WORK TO DO - Take the lines from the top down to and including the one with "const legendTicks = [1.0, 0.5, 0.0, -0.5, -1.0];" and repeat them exactly. Omit images.

RAW DATA -
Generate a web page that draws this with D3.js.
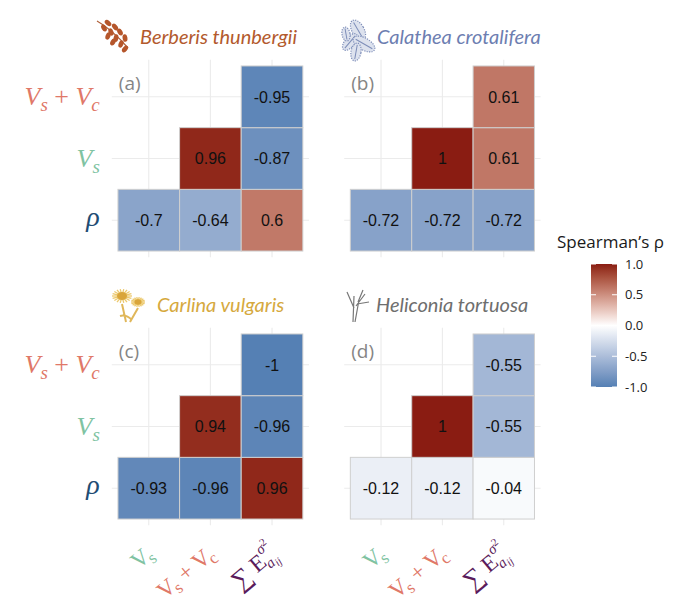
<!DOCTYPE html>
<html><head><meta charset="utf-8">
<script src="https://cdn.jsdelivr.net/npm/d3@7"></script>
<style>body{margin:0;background:#fff}svg{display:block}</style>
</head><body>
<svg id="chart" width="680" height="611"></svg>
<script>
// ---- data ----
const rowCats = ["rho", "Vs", "VsVc"];          // bottom -> top
const colCats = ["Vs", "VsVc", "Sum"];          // left -> right
const cellRows = ["rho", "rho", "rho", "Vs", "Vs", "VsVc"];
const cellCols = ["Vs", "VsVc", "Sum", "VsVc", "Sum", "Sum"];
const species = ["Berberis thunbergii", "Calathea crotalifera", "Carlina vulgaris", "Heliconia tortuosa"];
const panelTags = ["(a)", "(b)", "(c)", "(d)"];
const valuesA = [-0.7, -0.64, 0.6, 0.96, -0.87, -0.95];
const valuesB = [-0.72, -0.72, -0.72, 1, 0.61, 0.61];
const valuesC = [-0.93, -0.96, 0.96, 0.94, -0.96, -1];
const valuesD = [-0.12, -0.12, -0.04, 1, -0.55, -0.55];
const legendTicks = [1.0, 0.5, 0.0, -0.5, -1.0];

const panelValues = [valuesA, valuesB, valuesC, valuesD];
const titleColors = ["#b35a2d", "#6d7eb1", "#d6a93e", "#6e6e6e"];
const labelColors = {Vs: "#7fc3a2", VsVc: "#e07868", rho: "#1f4d74", Sum: "#5b1b5b"};
const lowCol = "#5580b4", highCol = "#8a1c12";
const fill = v => v < 0 ? d3.interpolateLab("#ffffff", lowCol)(-v) : d3.interpolateLab("#ffffff", highCol)(v);

const svg = d3.select("#chart");

const panels = [
  {xr: [111.8, 309.0], yr: [257.2, 59.8]},
  {xr: [344.2, 540.6], yr: [257.2, 59.8]},
  {xr: [111.8, 309.0], yr: [525.2, 327.8]},
  {xr: [344.2, 540.6], yr: [525.2, 327.8]}
];

panels.forEach((p, pi) => {
  const x = d3.scaleLinear().domain([0.4, 3.6]).range(p.xr);
  const y = d3.scaleLinear().domain([0.4, 3.6]).range(p.yr);
  const g = svg.append("g");
  // grid
  [1, 2, 3].forEach(i => {
    g.append("line").attr("x1", x(i)).attr("x2", x(i)).attr("y1", y(0.4)).attr("y2", y(3.6))
      .attr("stroke", "#ebebeb").attr("stroke-width", 1.1);
    g.append("line").attr("y1", y(i)).attr("y2", y(i)).attr("x1", x(0.4)).attr("x2", x(3.6))
      .attr("stroke", "#ebebeb").attr("stroke-width", 1.1);
  });
  const vals = panelValues[pi];
  const cells = vals.map((v, k) => ({v, c: colCats.indexOf(cellCols[k]) + 1, r: rowCats.indexOf(cellRows[k]) + 1}));
  g.selectAll("rect.tile").data(cells).join("rect").attr("class", "tile")
    .attr("x", d => x(d.c - 0.5)).attr("y", d => y(d.r + 0.5))
    .attr("width", d => x(d.c + 0.5) - x(d.c - 0.5)).attr("height", d => y(d.r - 0.5) - y(d.r + 0.5))
    .attr("fill", d => fill(d.v)).attr("stroke", "#cfcfcf").attr("stroke-width", 1);
  g.selectAll("text.val").data(cells).join("text").attr("class", "val")
    .attr("x", d => x(d.c)).attr("y", d => y(d.r)).attr("dy", "0.36em")
    .attr("text-anchor", "middle").attr("font-family", "Liberation Sans, Arial, sans-serif")
    .attr("font-size", 16).attr("fill", "#111").text(d => String(d.v));
  // tag
  g.append("text").attr("x", x(0.4) + 7).attr("y", y(3.6) + 30).attr("font-family", "Open Sans, sans-serif")
    .attr("font-size", 19).attr("fill", "#858585").text(panelTags[pi]);

  // y labels (left panels)
  if (pi % 2 === 0) {
    const lx = x(0.4) - 12;
    const mathFont = "Liberation Serif, serif";
    const t1 = g.append("text").attr("x", lx).attr("y", y(3) + 8).attr("text-anchor", "end")
      .attr("font-family", mathFont).attr("font-size", 26).attr("fill", labelColors.VsVc);
    t1.append("tspan").attr("font-style", "italic").text("V");
    t1.append("tspan").attr("font-style", "italic").attr("font-size", 19).attr("dy", 6).text("s");
    t1.append("tspan").attr("dy", -6).text(" + ");
    t1.append("tspan").attr("font-style", "italic").text("V");
    t1.append("tspan").attr("font-style", "italic").attr("font-size", 19).attr("dy", 6).text("c");
    const t2 = g.append("text").attr("x", lx).attr("y", y(2) + 8).attr("text-anchor", "end")
      .attr("font-family", mathFont).attr("font-size", 26).attr("fill", labelColors.Vs);
    t2.append("tspan").attr("font-style", "italic").text("V");
    t2.append("tspan").attr("font-style", "italic").attr("font-size", 19).attr("dy", 6).text("s");
    g.append("text").attr("x", lx).attr("y", y(1) + 6).attr("text-anchor", "end")
      .attr("font-family", mathFont).attr("font-style", "italic").attr("font-size", 28)
      .attr("fill", labelColors.rho).text("ρ");
  }
  // x labels (bottom panels)
  if (pi >= 2) {
    const mathFont = "Liberation Serif, serif";
    const by = y(0.4) + 31;
    const mk = (i) => g.append("text").attr("text-anchor", "end")
      .attr("transform", `translate(${x(i) + 6},${by}) rotate(-40)`)
      .attr("font-family", mathFont).attr("font-size", 23);
    const a = mk(1).attr("fill", labelColors.Vs);
    a.append("tspan").text("V");
    a.append("tspan").attr("font-size", 17).attr("dx", -2).attr("dy", 5).text("s");
    const b = mk(2).attr("fill", labelColors.VsVc);
    b.append("tspan").text("V");
    b.append("tspan").attr("font-size", 17).attr("dx", -2).attr("dy", 5).text("s");
    b.append("tspan").attr("dy", -5).text(" + V");
    b.append("tspan").attr("font-size", 17).attr("dx", -2).attr("dy", 5).text("c");
    const c = mk(3).attr("fill", labelColors.Sum);
    c.append("tspan").attr("font-size", 26).attr("dy", 2).text("∑");
    c.append("tspan").attr("dy", -2).text(" E");
    c.append("tspan").attr("font-size", 15).attr("dy", -12).attr("font-style", "italic").text("σ");
    c.append("tspan").attr("font-size", 11).attr("dy", -5).text("2");
    c.append("tspan").attr("font-size", 15).attr("dx", -14).attr("dy", 22).attr("font-style", "italic").text("a");
    c.append("tspan").attr("font-size", 11).attr("dy", 3).attr("font-style", "italic").text("ij");
  }
});

// ---- titles ----
const titlePos = [[140, 44], [377, 44], [157, 312], [376, 312]];
species.forEach((s, i) => {
  svg.append("text").attr("x", titlePos[i][0]).attr("y", titlePos[i][1])
    .attr("font-family", "Lato, Open Sans, sans-serif").attr("font-style", "italic")
    .attr("font-size", 20).attr("fill", titleColors[i]).text(s);
});

// ---- icons (decorative) ----
// Berberis: stem with berries
(function () {
  const g = svg.append("g").attr("transform", "translate(96,18)");
  g.append("path").attr("d", "M1,3 C10,8 20,16 32,30").attr("stroke", "#b0603a").attr("fill", "none").attr("stroke-width", 1.2);
  const berries = [[8,10,-30],[12,5,-50],[15,14,-20],[19,9,-40],[20,20,10],[24,14,-30],[25,26,20],[29,20,-10],[17,24,30],[29,31,40],[12,18,20]];
  berries.forEach(b => g.append("ellipse").attr("cx", b[0]).attr("cy", b[1]).attr("rx", 2.4).attr("ry", 3.8)
    .attr("transform", `rotate(${b[2]},${b[0]},${b[1]})`).attr("fill", "#b5562b"));
})();
// Calathea: lacy leaves
(function () {
  const g = svg.append("g").attr("transform", "translate(340,20)");
  const leaves = [[18,10,-30,6,11],[10,22,40,5,10],[24,24,-60,6,12],[16,32,10,5,9],[6,14,-10,4,7]];
  leaves.forEach(l => {
    g.append("ellipse").attr("cx", l[0]).attr("cy", l[1]).attr("rx", l[3]).attr("ry", l[4])
      .attr("transform", `rotate(${l[2]},${l[0]},${l[1]})`).attr("fill", "#dde2ee").attr("stroke", "#7d8db8").attr("stroke-width", 1.2)
      .attr("stroke-dasharray", "1.2,1.2");
    g.append("line").attr("x1", l[0]).attr("y1", l[1] - l[4] * 0.8).attr("x2", l[0]).attr("y2", l[1] + l[4] * 0.8)
      .attr("transform", `rotate(${l[2]},${l[0]},${l[1]})`).attr("stroke", "#7d8db8").attr("stroke-width", 1);
  });
})();
// Carlina: golden flowers
(function () {
  const g = svg.append("g").attr("transform", "translate(110,286)");
  [[12,10,10],[28,16,7]].forEach(f => {
    for (let k = 0; k < 18; k++) {
      const a = k / 18 * Math.PI * 2;
      g.append("line").attr("x1", f[0]).attr("y1", f[1]).attr("x2", f[0] + Math.cos(a) * f[2]).attr("y2", f[1] + Math.sin(a) * f[2] * 0.7)
        .attr("stroke", "#ecc96e").attr("stroke-width", 1.3);
    }
    g.append("ellipse").attr("cx", f[0]).attr("cy", f[1]).attr("rx", f[2] * 0.5).attr("ry", f[2] * 0.4).attr("fill", "#d9a53a");
  });
  g.append("path").attr("d", "M12,18 L16,36 M28,22 L20,36 M10,30 Q16,28 22,34").attr("stroke", "#e0b75a").attr("fill", "none").attr("stroke-width", 2);
})();
// Heliconia: grey stems
(function () {
  const g = svg.append("g").attr("transform", "translate(345,288)");
  g.append("path").attr("d", "M8,34 L9,8 M10,34 L14,12 M9,20 L2,4 M11,18 L20,6 M12,16 L24,14 M13,14 L18,2")
    .attr("stroke", "#777").attr("fill", "none").attr("stroke-width", 1.2);
})();

// ---- legend ----
const lg = svg.append("g");
const ly = d3.scaleLinear().domain([-1, 1]).range([387, 264]);
const defs = svg.append("defs");
const grad = defs.append("linearGradient").attr("id", "lgrad").attr("x1", 0).attr("x2", 0).attr("y1", 1).attr("y2", 0);
d3.range(-1, 1.0001, 0.05).forEach(v => grad.append("stop").attr("offset", (v + 1) / 2).attr("stop-color", fill(v)));
lg.append("text").attr("x", 557).attr("y", 248).attr("font-family", "Open Sans, sans-serif").attr("font-size", 17)
  .attr("fill", "#1a1a1a").text("Spearman’s ρ");
lg.append("rect").attr("x", 591).attr("y", ly(1)).attr("width", 26).attr("height", ly(-1) - ly(1)).attr("fill", "url(#lgrad)");
legendTicks.forEach(t => {
  lg.append("line").attr("x1", 591).attr("x2", 596).attr("y1", ly(t)).attr("y2", ly(t)).attr("stroke", "#fff").attr("stroke-width", 1);
  lg.append("line").attr("x1", 612).attr("x2", 617).attr("y1", ly(t)).attr("y2", ly(t)).attr("stroke", "#fff").attr("stroke-width", 1);
  lg.append("text").attr("x", 625).attr("y", ly(t)).attr("dy", "0.35em").attr("font-family", "Open Sans, sans-serif")
    .attr("font-size", 13).attr("fill", "#222").text(t.toFixed(1));
});
</script>
</body></html>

THE REPLY -
Generate a web page that draws this with D3.js.
<!DOCTYPE html>
<html><head><meta charset="utf-8">
<script src="https://cdn.jsdelivr.net/npm/d3@7"></script>
<style>body{margin:0;background:#fff}svg{display:block}</style>
</head><body>
<svg id="chart" width="680" height="611"></svg>
<script>
// ---- data ----
const rowCats = ["rho", "Vs", "VsVc"];          // bottom -> top
const colCats = ["Vs", "VsVc", "Sum"];          // left -> right
const cellRows = ["rho", "rho", "rho", "Vs", "Vs", "VsVc"];
const cellCols = ["Vs", "VsVc", "Sum", "VsVc", "Sum", "Sum"];
const species = ["Berberis thunbergii", "Calathea crotalifera", "Carlina vulgaris", "Heliconia tortuosa"];
const panelTags = ["(a)", "(b)", "(c)", "(d)"];
const valuesA = [-0.7, -0.64, 0.6, 0.96, -0.87, -0.95];
const valuesB = [-0.72, -0.72, -0.72, 1, 0.61, 0.61];
const valuesC = [-0.93, -0.96, 0.96, 0.94, -0.96, -1];
const valuesD = [-0.12, -0.12, -0.04, 1, -0.55, -0.55];
const legendTicks = [1.0, 0.5, 0.0, -0.5, -1.0];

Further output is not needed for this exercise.